Rocket League Game Tips

The Tips That Actually Make You Better at Rocket League

Rocket League is one of those games where you can play for hundreds of hours and barely improve, or you can play smart for fifty hours and rank up consistently. The difference isn’t mechanical skill — it’s understanding what you should be doing at any given moment. Here are the tips that matter most.

Stop Ball-Chasing

This is the single biggest difference between low-rank and high-rank play. In Bronze through Gold, everyone drives toward the ball at all times. In Diamond and above, players know when to go and when to rotate back.

The rule is simple: if a teammate is closer to the ball and has a better angle, let them take it. Your job is to position yourself for what happens next — either the follow-up shot or the defensive rotation. Two players going for the same ball means nobody is covering the goal, and that’s how you concede easy scores.

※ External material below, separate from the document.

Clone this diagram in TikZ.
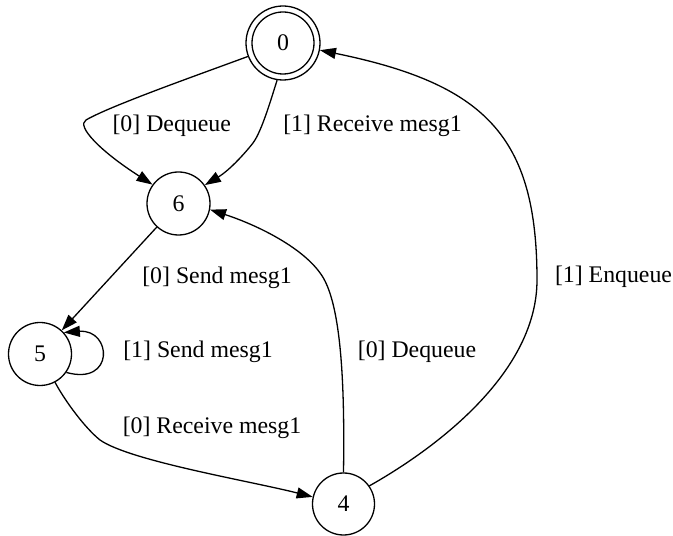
\documentclass[tikz,border=0pt]{standalone}
\usepackage{fontspec}
\setmainfont{Liberation Serif}
\usetikzlibrary{arrows.meta}
\begin{document}
\begin{tikzpicture}[x=1pt,y=1pt,
  every node/.style={font=\fontsize{23.8}{28}\selectfont},
  state/.style={draw, circle, line width=1.3pt, minimum size=63pt, inner sep=0pt},
  edge/.style={line width=1.3pt, -{Triangle[length=16pt,width=11pt]}},
  lbl/.style={inner sep=0pt}]
\useasboundingbox (0,0) rectangle (673,536);
% states
\node[state, minimum size=74pt] (n0) at (283,493) {0};
\draw[line width=1.3pt] (n0.center) circle (31pt);
\node[state] (n6) at (178.5,332.5) {6};
\node[state] (n5) at (40,182) {5};
\node[state, minimum size=62pt] (n4) at (343.5,32) {4};
% edges
\draw[edge] (n0.201.5) .. controls (195,460) and (110,430) .. (86,416)
  .. controls (76,410) and (100,385) .. (n6.144);
\draw[edge] (n0.261) .. controls (272,440) and (262,405) .. (253,393)
  .. controls (246,384) and (230,366) .. (n6.35);
\draw[edge] (n6) -- (n5);
\draw[edge] (n5.-35) .. controls (115,150) and (112,207) .. (n5.42);
\draw[edge] (n5.-62) .. controls (65,135) and (85,108) .. (100,96)
  .. controls (130,75) and (250,55) .. (n4.167);
\draw[edge] (n4.90) .. controls (345,160) and (340,225) .. (325,255)
  .. controls (310,285) and (260,310) .. (n6.-11);
\draw[edge] (n4.35.6) .. controls (440,90) and (537,165) .. (537,256)
  .. controls (537,400) and (485,452) .. (n0.-11);
% labels
\node[lbl] (l1) at (171.7,410) {[0] Dequeue};
\node[lbl] (l2) at (372.5,410) {[1] Receive mesg1};
\node[lbl] (l3) at (217,258) {[0] Send mesg1};
\node[lbl] (l4) at (198,184) {[1] Send mesg1};
\node[lbl] (l5) at (212,108) {[0] Receive mesg1};
\node[lbl] (l6) at (417,184) {[0] Dequeue};
\node[lbl] (l7) at (613.5,259) {[1] Enqueue};
\end{tikzpicture}
\end{document}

Learn Real Rotations, Not “Rotations”

Everyone talks about rotations. Most people misunderstand them. Rotation doesn’t mean “I hit the ball then I drive back to goal.” It means:

  • Player 1 challenges the ball (first man)
  • Player 2 reads the play and positions for the pass or rebound (second man)
  • Player 3 stays back to cover the goal (third man)
  • When Player 1’s play is done, they rotate to the back position
  • Player 2 becomes first man, Player 3 becomes second man

This cycle keeps going. The key insight: you don’t rotate based on whether you hit the ball. You rotate based on your position relative to the play. If you’re closest and have the best angle, you go. If not, you fill the gap.

Aerials: Start With the Basics

Everyone wants to hit double taps and flip resets. Nobody wants to practice basic aerial control. But a clean, consistent single aerial that hits the ball where you want it is worth more than a flashy attempt that misses 80% of the time.

Start by flying straight up and hitting the ball toward the net without flipping. Once you can do that consistently, add a forward flip at the point of contact for more power. Then practice aerials from different angles. The double-touch stuff comes later — months later — and only if your fundamentals are solid.

Use Training Packs

Free play is good for warmup, but training packs target specific situations. Some that are worth your time:

  • Shot consistency packs (search “shots you shouldn’t miss”)
  • Save packs for goalkeeping reads
  • Aerial redirect packs for air control

Spend 10-15 minutes in training before each session. It compounds over weeks.

Camera Settings and Controls Matter

Default camera settings are too zoomed in. Most high-level players use something close to: distance 270-290, height 100-120, angle -3 to -5, stiffness 0.5-0.7. This gives you better field awareness without losing sight of your car.

Change your air roll to a button you can hold while steering, not a toggle. Bind air roll left and air roll right to separate buttons (paddles on a controller work great). This makes aerial corrections much faster and more precise.

Play 1s to Fix Bad Habits

1v1 is brutal and unfun for most people. It’s also the fastest way to fix positioning mistakes because there’s no teammate to cover for you. Every time you overcommit in 1s, you get punished. Every time you take a bad angle, you get punished. The feedback loop is immediate and honest. Play 10-20 games of 1s a week and you’ll notice your 2s and 3s game improve from the discipline alone.

Watch Your Own Replays

Watch a replay of a game you lost. Focus on yourself, not your teammates. Look for moments where you were out of position, went for a ball you shouldn’t have, or were too slow to rotate back. You’ll see patterns within a few replays. Fix those patterns and you’ll rank up without learning a single new mechanic.